Though YouTube representatives refuse to comment on the specific content of cartel-related videos, head of policy at the company, Victoria Grand, reemphasized the company’s general policy of removing violent videos that have been flagged by users and lack any educational purpose. “If the video is clearly violent and the purpose is to shock or disgust, we will remove it,” she says. In addition, YouTube officials have handed over any videos depicting criminal activity to law enforcement agencies for further investigation.
Kent Paterson, editor for New Mexico’s online news service, Frontera Norte Sur, has followed the cartel videos since their emergence in 2005 and says that the videos starting appearing shortly after the first execution videos from terrorist groups in Iraq made their way into the media. In fact, the earliest cartel videos seemed to mimic the jihadist techniques, Paterson said. They often showing bound prisoners surrounded by guards, one of whom read a statement before carrying out the execution ““ which was frequently by beheading.
As videos of the brutal executions were quickly removed from YouTube, the cartels shifted to the use of more sophisticated tactics, embedding their messages in more advanced production techniques.
DEA spokesman Garrison Courtney says that the videos have “really changed…how we target the cartels,” explaining that the Federal agency now pays close attention to these videos and is always on the look-out for leads in investigations or evidence to use in the courtroom.
The newly elected Obama administration has also promised to help Mexico fight growing cartel-related violence in the border areas. Mexican officials claim that the cartels were responsible for more than 6,000 deaths throughout Mexico in 2008 and have already killed more than a thousand people in the first two months of 2009.

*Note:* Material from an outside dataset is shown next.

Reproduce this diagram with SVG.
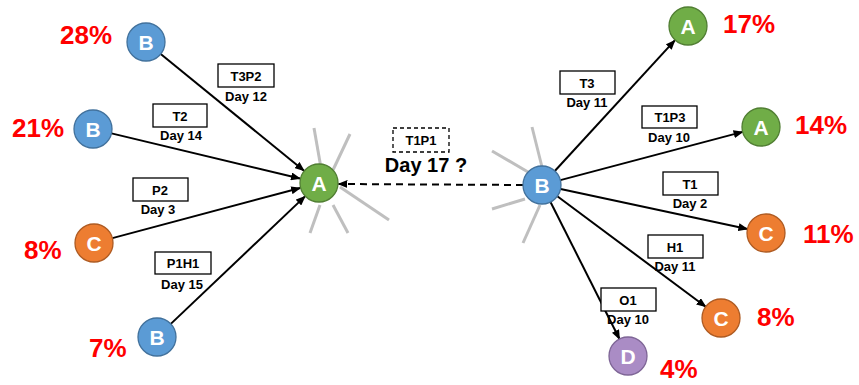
<svg xmlns="http://www.w3.org/2000/svg" width="859" height="385" viewBox="0 0 859 385">
<style>
.ray{stroke:#BFBFBF;stroke-width:3;fill:none}
.edge{stroke:#000;stroke-width:2;fill:none;marker-end:url(#ah)}
.dash{stroke:#000;stroke-width:2;fill:none;stroke-dasharray:7,5;marker-end:url(#ah)}
.nb{fill:#5B9BD5;stroke:#41719C;stroke-width:1.3}
.ng{fill:#70AD47;stroke:#507E32;stroke-width:1.3}
.no{fill:#ED7D31;stroke:#AE5A21;stroke-width:1.3}
.np{fill:#AA8CC5;stroke:#7E6596;stroke-width:1.3}
.nt{font-family:"Liberation Sans",Arial,sans-serif;font-weight:bold;font-size:21px;fill:#fff;text-anchor:middle}
.pct{font-family:"Liberation Sans",Arial,sans-serif;font-weight:bold;font-size:26px;fill:#FF0000}
.box{fill:#fff;stroke:#000;stroke-width:1.3}
.dbox{fill:#fff;stroke:#000;stroke-width:1.3;stroke-dasharray:4,3}
.lt{font-family:"Liberation Sans",Arial,sans-serif;font-weight:bold;font-size:13px;fill:#000;text-anchor:middle}
.big{font-family:"Liberation Sans",Arial,sans-serif;font-weight:bold;font-size:20px;fill:#000;text-anchor:middle}
</style>
<defs>
<marker id="ah" markerUnits="userSpaceOnUse" markerWidth="10" markerHeight="8" refX="9" refY="4" orient="auto">
<path d="M0,0 L10,4 L0,8 Z" fill="#000"/>
</marker>
</defs>
<g id="rays">
<line class="ray" x1="314" y1="128" x2="321" y2="168"/>
<line class="ray" x1="350" y1="134" x2="333" y2="170"/>
<line class="ray" x1="320" y1="205" x2="310" y2="233"/>
<line class="ray" x1="333" y1="205" x2="348" y2="233"/>
<line class="ray" x1="340" y1="187" x2="389" y2="220"/>
<line class="ray" x1="532" y1="127" x2="542" y2="167"/>
<line class="ray" x1="492" y1="151" x2="528" y2="172"/>
<line class="ray" x1="492" y1="209" x2="525" y2="199"/>
<line class="ray" x1="523" y1="243" x2="540" y2="205"/>
</g>
<g id="connectors">
<line class="edge" x1="160.7" y1="54" x2="304" y2="170.7"/>
<line class="edge" x1="111.5" y1="133.4" x2="300" y2="178.5"/>
<line class="edge" x1="112.4" y1="238.1" x2="300.2" y2="188"/>
<line class="edge" x1="170.8" y1="323.9" x2="305" y2="196.4"/>
<line class="dash" x1="523" y1="185" x2="338.5" y2="184"/>
<line class="edge" x1="554.8" y1="171" x2="674.8" y2="40.4"/>
<line class="edge" x1="560.4" y1="180.1" x2="742.6" y2="131.9"/>
<line class="edge" x1="560.6" y1="189" x2="747.4" y2="229"/>
<line class="edge" x1="557.3" y1="196.3" x2="705.7" y2="306.7"/>
<line class="edge" x1="550.5" y1="202" x2="619.5" y2="339"/>
</g>
<g id="labels">
<rect class="box" x="218" y="64" width="56" height="23"/>
<text class="lt" x="246" y="81">T3P2</text>
<text class="lt" x="246" y="101">Day 12</text>
<rect class="box" x="153" y="104" width="54" height="23"/>
<text class="lt" x="180" y="121">T2</text>
<text class="lt" x="181" y="140">Day 14</text>
<rect class="box" x="133" y="178" width="55" height="23"/>
<text class="lt" x="160" y="195">P2</text>
<text class="lt" x="158" y="214">Day 3</text>
<rect class="box" x="155" y="252" width="56" height="22"/>
<text class="lt" x="183" y="268">P1H1</text>
<text class="lt" x="182" y="289">Day 15</text>
<rect class="dbox" x="393" y="128" width="56" height="24"/>
<text class="lt" x="421" y="145">T1P1</text>
<text class="big" x="426" y="172">Day 17 ?</text>
<rect class="box" x="560" y="71" width="55" height="23"/>
<text class="lt" x="587" y="88">T3</text>
<text class="lt" x="587" y="107">Day 11</text>
<rect class="box" x="642" y="106" width="55" height="22"/>
<text class="lt" x="670" y="122">T1P3</text>
<text class="lt" x="669" y="142">Day 10</text>
<rect class="box" x="663" y="172" width="55" height="23"/>
<text class="lt" x="690" y="189">T1</text>
<text class="lt" x="690" y="208">Day 2</text>
<rect class="box" x="648" y="235" width="55" height="23"/>
<text class="lt" x="675" y="252">H1</text>
<text class="lt" x="675" y="271">Day 11</text>
<rect class="box" x="601" y="288" width="55" height="23"/>
<text class="lt" x="628" y="305">O1</text>
<text class="lt" x="628" y="324">Day 10</text>
</g>
<g id="n1"><circle class="nb" cx="146" cy="42" r="19"/><text class="nt" x="146" y="49.5">B</text><text class="pct" x="60" y="44">28%</text></g>
<g id="n2"><circle class="nb" cx="93" cy="129" r="19"/><text class="nt" x="93" y="136.5">B</text><text class="pct" x="12" y="137">21%</text></g>
<g id="n3"><circle class="no" cx="94" cy="243" r="19"/><text class="nt" x="94" y="250.5">C</text><text class="pct" x="24" y="259">8%</text></g>
<g id="n4"><circle class="nb" cx="157" cy="337" r="19"/><text class="nt" x="157" y="344.5">B</text><text class="pct" x="89" y="357">7%</text></g>
<g id="nA"><circle class="ng" cx="319" cy="183" r="19"/><text class="nt" x="319" y="190.5">A</text></g>
<g id="nB"><circle class="nb" cx="542" cy="185" r="19"/><text class="nt" x="542" y="192.5">B</text></g>
<g id="n5"><circle class="ng" cx="688" cy="26" r="19"/><text class="nt" x="688" y="33.5">A</text><text class="pct" x="723" y="33">17%</text></g>
<g id="n6"><circle class="ng" cx="761" cy="127" r="19"/><text class="nt" x="761" y="134.5">A</text><text class="pct" x="795" y="134">14%</text></g>
<g id="n7"><circle class="no" cx="766" cy="233" r="19"/><text class="nt" x="766" y="240.5">C</text><text class="pct" x="803" y="243">11%</text></g>
<g id="n8"><circle class="no" cx="721" cy="318" r="19"/><text class="nt" x="721" y="325.5">C</text><text class="pct" x="757" y="326">8%</text></g>
<g id="n9"><circle class="np" cx="628" cy="356" r="19"/><text class="nt" x="628" y="363.5">D</text><text class="pct" x="660" y="378">4%</text></g>
</svg>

Like the DEA, Mexican law-enforcement agencies also study the videos and peruse the chat rooms looking for clues about future crimes, says Sergio Belmonte Almeida, spokesman for the border town Ciudad Juarez.
Almeida tells of an online argument between two rival cartels in a Mexican chat room in December. A supporter of the Juarez Cartel posted the warning: “Wait for the little gift we’re going to leave for you tomorrow morning.” The following day, he says, two severed human heads were found in a cooking pot outside the city of Juarez.